What I'm suggesting here is that Clarke's novels - with their conspicuous foregrounding of the idea of progress and their strange lack of conflict - present us with a reconfiguration of motifs familiar to readers through the experience of imperialism. On the one hand, his novels assume the position of the imperialist: the air of being on the cusp of great discoveries, the sense of adventure and the drive to explore - all of this can well be read as an attempt to evoke the sense of wonder and novelty believed to have animated European colonialist ventures and conquests in early modernity. But on the other hand, it is as if Clarke cannot quite allow himself to affirm this ethos.

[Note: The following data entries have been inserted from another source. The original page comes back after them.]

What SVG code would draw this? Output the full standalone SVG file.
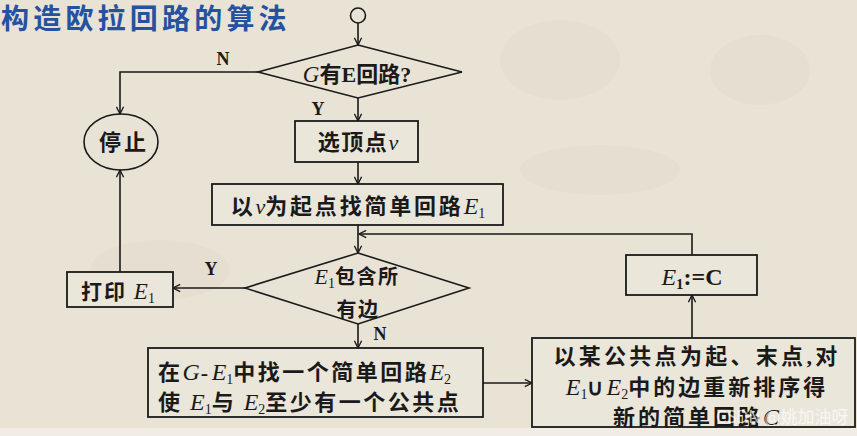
<svg xmlns="http://www.w3.org/2000/svg" width="857" height="436" viewBox="0 0 857 436">
<defs>
<style>
.bg{fill:#e9e3d6}
.shape{fill:none;stroke:#1a1a1a;stroke-width:1.6}
.box{fill:#ebe6da;stroke:#1a1a1a;stroke-width:1.8}
.line{fill:none;stroke:#1a1a1a;stroke-width:1.6}
.cn{font-family:"Noto Sans CJK SC","Noto Sans",sans-serif;font-weight:700;fill:#1a1a1a}
.it{font-family:"Liberation Serif",serif;font-style:italic;font-weight:400;letter-spacing:0}
.rm{font-family:"Liberation Serif",serif;font-weight:700}
.sub{font-family:"Liberation Serif",serif;font-weight:400;font-size:14px;letter-spacing:0}
.lbl{font-family:"Liberation Serif",serif;font-weight:700;font-size:18px;fill:#1a1a1a}
.title{font-family:"Noto Sans CJK SC",sans-serif;font-weight:700;font-size:28px;fill:#2452a0;letter-spacing:4.2px}
.wm{font-family:"Noto Sans CJK SC",sans-serif;font-size:17px;fill:#ffffff;fill-opacity:0.7}
</style>
<marker id="arr" viewBox="0 0 10 10" refX="9" refY="5" markerWidth="9" markerHeight="9" markerUnits="userSpaceOnUse" orient="auto">
<path d="M1,1 L9,5 L1,9" fill="none" stroke="#1a1a1a" stroke-width="1.5"/>
</marker>
</defs>
<rect class="bg" x="0" y="0" width="857" height="436"/>
<g opacity="0.18" fill="#d6cdbd">
<ellipse cx="560" cy="60" rx="60" ry="40"/>
<ellipse cx="760" cy="70" rx="50" ry="35"/>
<ellipse cx="600" cy="170" rx="80" ry="25"/>
<ellipse cx="160" cy="270" rx="70" ry="30"/>
</g>
<rect x="0" y="428" width="857" height="8" fill="#f1ede4"/>
<text class="title" x="1" y="29">构造欧拉回路的算法</text>

<g id="connectors">
<path class="line" d="M358,23 V45" marker-end="url(#arr)"/>
<path class="line" d="M258,72 H120 V114" marker-end="url(#arr)"/>
<path class="line" d="M358,98 V121" marker-end="url(#arr)"/>
<path class="line" d="M358,162 V184" marker-end="url(#arr)"/>
<path class="line" d="M358,225 V253" marker-end="url(#arr)"/>
<path class="line" d="M692,255 V234 H359" marker-end="url(#arr)"/>
<path class="line" d="M245,288 H173" marker-end="url(#arr)"/>
<path class="line" d="M120,272 V170" marker-end="url(#arr)"/>
<path class="line" d="M358,324 V348" marker-end="url(#arr)"/>
<path class="line" d="M483,383 H532" marker-end="url(#arr)"/>
<path class="line" d="M692,338 V295" marker-end="url(#arr)"/>
<text class="lbl" x="223" y="65" text-anchor="middle">N</text>
<text class="lbl" x="318" y="115" text-anchor="middle">Y</text>
<text class="lbl" x="211" y="275" text-anchor="middle">Y</text>
<text class="lbl" x="380" y="340" text-anchor="middle">N</text>
</g>

<g id="start">
<circle class="shape" cx="358" cy="15.5" r="7.5"/>
</g>

<g id="decision1">
<polygon class="shape" points="358,45 462,72 358,98 258,72"/>
<text class="cn" x="357" y="82" font-size="22" text-anchor="middle"><tspan class="it" font-size="23">G</tspan>有<tspan class="rm" font-size="22">E</tspan>回路<tspan class="rm" font-size="22">?</tspan></text>
</g>

<g id="stop">
<ellipse class="shape" cx="121" cy="142" rx="37" ry="28"/>
<text class="cn" x="124" y="150" font-size="22" letter-spacing="3" text-anchor="middle">停止</text>
</g>

<g id="select">
<rect class="box" x="295" y="121" width="123" height="41"/>
<text class="cn" x="358" y="150" font-size="22" letter-spacing="1.5" text-anchor="middle">选顶点<tspan class="it" font-size="22">v</tspan></text>
</g>

<g id="findE1">
<rect class="box" x="212" y="184" width="291" height="41"/>
<text class="cn" x="358" y="214" font-size="22" letter-spacing="2.8" text-anchor="middle">以<tspan class="it">v</tspan>为起点找简单回路<tspan class="it" font-size="24">E</tspan><tspan class="sub" dy="4">1</tspan></text>
</g>

<g id="decision2">
<polygon class="shape" points="358,253 469,288 358,324 245,288"/>
<text class="cn" x="357" y="284" font-size="20" letter-spacing="1.5" text-anchor="middle"><tspan class="it" font-size="22">E</tspan><tspan class="sub" font-size="13" dy="4">1</tspan><tspan dy="-4">包含所</tspan></text>
<text class="cn" x="358" y="317" font-size="20" letter-spacing="1.5" text-anchor="middle">有边</text>
</g>

<g id="print">
<rect class="box" x="67" y="272" width="106" height="35"/>
<text class="cn" x="118" y="299" font-size="21" letter-spacing="2" text-anchor="middle">打印 <tspan class="it" font-size="23">E</tspan><tspan class="sub" dy="4">1</tspan></text>
</g>

<g id="findE2">
<rect class="box" x="148" y="348" width="335" height="69"/>
<text class="cn" x="158" y="380" font-size="22" letter-spacing="2.5">在<tspan class="it" font-size="24">G</tspan><tspan class="rm" font-size="22" font-weight="400" dx="1">-</tspan><tspan class="it" font-size="24" dx="1">E</tspan><tspan class="sub" dy="4">1</tspan><tspan dy="-4">中找一个简单回路</tspan><tspan class="it" font-size="24">E</tspan><tspan class="sub" dy="4">2</tspan></text>
<text class="cn" x="158" y="410" font-size="22" letter-spacing="2.5">使 <tspan class="it" font-size="24">E</tspan><tspan class="sub" dy="4">1</tspan><tspan dy="-4">与 </tspan><tspan class="it" font-size="24">E</tspan><tspan class="sub" dy="4">2</tspan><tspan dy="-4">至少有一个公共点</tspan></text>
</g>

<g id="reorder">
<rect class="box" x="532" y="338" width="323" height="89"/>
<text class="cn" x="697" y="364" font-size="22" letter-spacing="3.3" text-anchor="middle">以某公共点为起、末点<tspan class="rm">,</tspan>对</text>
<text class="cn" x="697" y="395" font-size="22" letter-spacing="3" text-anchor="middle"><tspan class="it" font-size="24">E</tspan><tspan class="sub" dy="4">1</tspan><tspan dy="-4" class="rm" font-weight="400">∪</tspan><tspan class="it" font-size="24">E</tspan><tspan class="sub" dy="4">2</tspan><tspan dy="-4">中的边重新排序得</tspan></text>
<text class="cn" x="696" y="425" font-size="22" letter-spacing="3" text-anchor="middle">新的简单回路<tspan class="it" font-size="24">C</tspan></text>
<text class="wm" x="716" y="423">CSDN @姚加油呀</text>
</g>

<g id="assign">
<rect class="box" x="626" y="255" width="131" height="40"/>
<text class="rm" x="692" y="285" font-size="24" text-anchor="middle" fill="#1a1a1a"><tspan class="it" font-weight="700">E</tspan><tspan font-size="15" dy="4">1</tspan><tspan dy="-4">:=C</tspan></text>
</g>
</svg>
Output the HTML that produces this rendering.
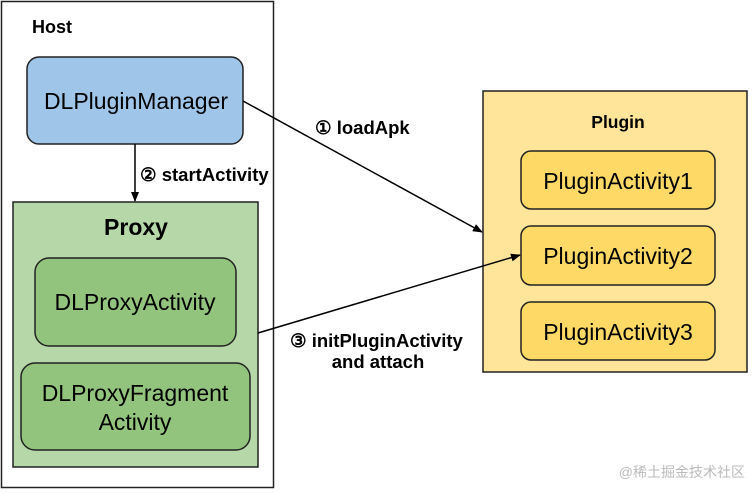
<!DOCTYPE html>
<html><head><style>body{margin:0;background:#fff}</style></head><body>
<svg width="754" height="489" xmlns="http://www.w3.org/2000/svg" font-family="Liberation Sans, sans-serif">
<defs><marker id="a" markerWidth="10" markerHeight="8" refX="9" refY="4" orient="auto" markerUnits="userSpaceOnUse"><path d="M0,0 L10,4 L0,8 z" fill="#000"/></marker></defs>
<rect x="1.5" y="1.5" width="272" height="486" fill="#fff" stroke="#222" stroke-width="1.5"/>
<text x="32" y="33" font-size="18" font-weight="bold">Host</text>
<rect x="27" y="57" width="216" height="87" rx="12" fill="#9fc5e8" stroke="#222" stroke-width="1.5"/>
<text x="136" y="109" font-size="23" text-anchor="middle">DLPluginManager</text>
<line x1="135" y1="144" x2="135" y2="201" stroke="#000" stroke-width="1.5" marker-end="url(#a)"/>
<text x="140" y="181" font-size="18.5" font-weight="bold">② startActivity</text>
<rect x="13" y="202" width="245" height="265" fill="#b6d7a8" stroke="#222" stroke-width="1.5"/>
<text x="136" y="235" font-size="23" font-weight="bold" text-anchor="middle">Proxy</text>
<rect x="35" y="258" width="201" height="88" rx="14" fill="#93c47d" stroke="#222" stroke-width="1.5"/>
<text x="135" y="310" font-size="23" text-anchor="middle">DLProxyActivity</text>
<rect x="21" y="363" width="229" height="87" rx="14" fill="#93c47d" stroke="#222" stroke-width="1.5"/>
<text x="135" y="401" font-size="23" text-anchor="middle">DLProxyFragment</text>
<text x="135" y="430" font-size="23" text-anchor="middle">Activity</text>
<rect x="483" y="91" width="264" height="281" fill="#ffe599" stroke="#222" stroke-width="1.5"/>
<text x="618" y="128" font-size="17.5" font-weight="bold" text-anchor="middle">Plugin</text>
<rect x="521" y="151" width="194" height="58" rx="10" fill="#ffd966" stroke="#222" stroke-width="1.5"/>
<text x="618" y="189" font-size="23" text-anchor="middle">PluginActivity1</text>
<rect x="521" y="226" width="194" height="59" rx="10" fill="#ffd966" stroke="#222" stroke-width="1.5"/>
<text x="618" y="264" font-size="23" text-anchor="middle">PluginActivity2</text>
<rect x="521" y="302" width="194" height="58" rx="10" fill="#ffd966" stroke="#222" stroke-width="1.5"/>
<text x="618" y="340" font-size="23" text-anchor="middle">PluginActivity3</text>
<line x1="243" y1="101" x2="482" y2="232" stroke="#000" stroke-width="1.5" marker-end="url(#a)"/>
<text x="315" y="134" font-size="18.5" font-weight="bold">① loadApk</text>
<line x1="258" y1="333" x2="520" y2="255" stroke="#000" stroke-width="1.5" marker-end="url(#a)"/>
<text x="290" y="347" font-size="18.5" font-weight="bold">③ initPluginActivity</text>
<text x="378" y="368" font-size="18.5" font-weight="bold" text-anchor="middle">and attach</text>
<text x="745" y="477" font-size="14" fill="#bbb" text-anchor="end" font-family="Liberation Sans, Noto Sans CJK SC, sans-serif">@稀土掘金技术社区</text>
</svg>
</body></html>
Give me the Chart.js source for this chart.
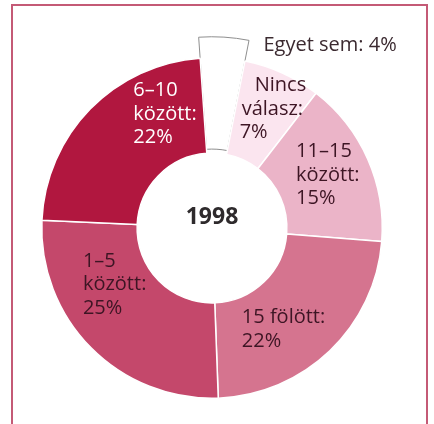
<!DOCTYPE html>
<html>
<head>
<meta charset="utf-8">
<script src="https://cdn.jsdelivr.net/npm/chart.js@4"></script>
<style>
  html, body { margin: 0; padding: 0; background: #ffffff; }
  #wrap { position: relative; width: 434px; height: 424px; overflow: hidden; }
  #frame { position: absolute; left: 11px; top: 4px; width: 417px; height: 440px;
           border: 2px solid #c45a76; box-sizing: border-box; }
  canvas { position: absolute; left: 0; top: 0; }
</style>
</head>
<body>
<div id="wrap">
  <div id="frame"></div>
  <canvas id="c" width="434" height="424"></canvas>
</div>
<script>
// Number of books read, survey of 1998 (share of respondents, %)
const categories = ['Egyet sem', 'Nincs\nválasz', '11–15\nközött', '15 fölött', '1–5\nközött', '6–10\nközött'];
const shares = [4, 7, 15, 22, 25, 22];
const centerTitle = '1998';

const sliceColors = ['#ffffff', '#fbe5ef', '#ebb4c8', '#d5748f', '#c4486b', '#b1173f'];
const sliceBorders = ['#8e8e8e', '#ffffff', '#ffffff', '#ffffff', '#ffffff', '#ffffff'];
const sliceBorderWidths = [1, 1.5, 1.5, 1.5, 1.5, 1.5];
const textColors = ['#3b2a30', '#3d1524', '#3d1524', '#3d1524', '#3d1524', '#ffffff'];

// label block placement relative to each slice's centre point
const labelLayout = [
  { dx: 43, dy: -48, inline: true, indent: [0] },
  { dx: -23, dy: -31, inline: false, indent: [15, 2, 0] },
  { dx: -28, dy: -27, inline: false, indent: [0, 0, 0] },
  { dx: -55, dy: 1, inline: false, indent: [0, 0] },
  { dx: -42, dy: -53, inline: false, indent: [0, 0, 0] },
  { dx: 9, dy: -52, inline: false, indent: [0, 0, 0] }
];
const LINE_HEIGHT = 23.5;
const LABEL_FONT = '20px "Open Sans", "DejaVu Sans", sans-serif';

function labelLines(i) {
  const parts = categories[i].split('\n');
  const value = shares[i] + '%';
  if (labelLayout[i].inline) {
    return [parts.join(' ') + ': ' + value];
  }
  parts[parts.length - 1] += ':';
  parts.push(value);
  return parts;
}

const sliceLabels = {
  id: 'sliceLabels',
  afterDatasetsUpdate(chart) {
    // the "none" slice sticks out beyond the ring
    const arc = chart.getDatasetMeta(0).data[0];
    if (arc) {
      arc.outerRadius += 21;
      arc.innerRadius += 4;
    }
  },
  afterDatasetsDraw(chart) {
    const ctx = chart.ctx;
    const meta = chart.getDatasetMeta(0);
    ctx.save();
    ctx.font = LABEL_FONT;
    ctx.textAlign = 'left';
    ctx.textBaseline = 'middle';
    meta.data.forEach((arc, i) => {
      const p = arc.getCenterPoint();
      const lay = labelLayout[i];
      ctx.fillStyle = textColors[i];
      labelLines(i).forEach((line, k) => {
        ctx.fillText(line, p.x + lay.dx + (lay.indent[k] || 0), p.y + lay.dy + k * LINE_HEIGHT);
      });
    });
    const ref = meta.data[1];
    ctx.font = 'bold 23px "Open Sans", "DejaVu Sans", sans-serif';
    ctx.textAlign = 'center';
    ctx.fillStyle = '#2e2a2c';
    ctx.fillText(centerTitle, ref.x, ref.y - 11);
    ctx.restore();
  }
};

new Chart(document.getElementById('c'), {
  type: 'doughnut',
  data: {
    labels: categories.map(c => c.replace('\n', ' ')),
    datasets: [{
      data: shares,
      backgroundColor: sliceColors,
      borderColor: sliceBorders,
      borderWidth: sliceBorderWidths,
      borderAlign: 'center',
      clip: false
    }]
  },
  options: {
    responsive: false,
    animation: false,
    events: [],
    rotation: -4,
    cutout: '44%',
    layout: { padding: { left: 41, right: 51, top: 57, bottom: 25 } },
    plugins: {
      legend: { display: false },
      tooltip: { enabled: false }
    }
  },
  plugins: [sliceLabels]
});
</script>
</body>
</html>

After all, imperialism is bad, a continuation of the lopsided and catastrophic kind of progress we've seen in modernity so far. And so he effects a replacement: what awaits us out there among the stars is not primitive peoples for us to enslave and exploit, but - on the contrary - higher beings, far more wise and powerful than we, who can help us evolve further in a better and more balanced way, and with this latter move, he paradoxically places us in the position, not of the conquering imperialist, but of the primitives gazing with wonder and awe at the imperial civilization and learning to take its first tottering steps on the road of genuine progress.
Naturally, the motif of the empire is also central to Asimov, and I suppose an interesting comparison could be made here between him and Clarke, but I think I'll stop here. The point I want to make is simply that there seems to be a cluster of motifs related to empire, technology and unbalanced progress that recurs in much of the science fiction of the early postwar decades and that - perhaps - feels somewhat unfamiliar and strange to readers today.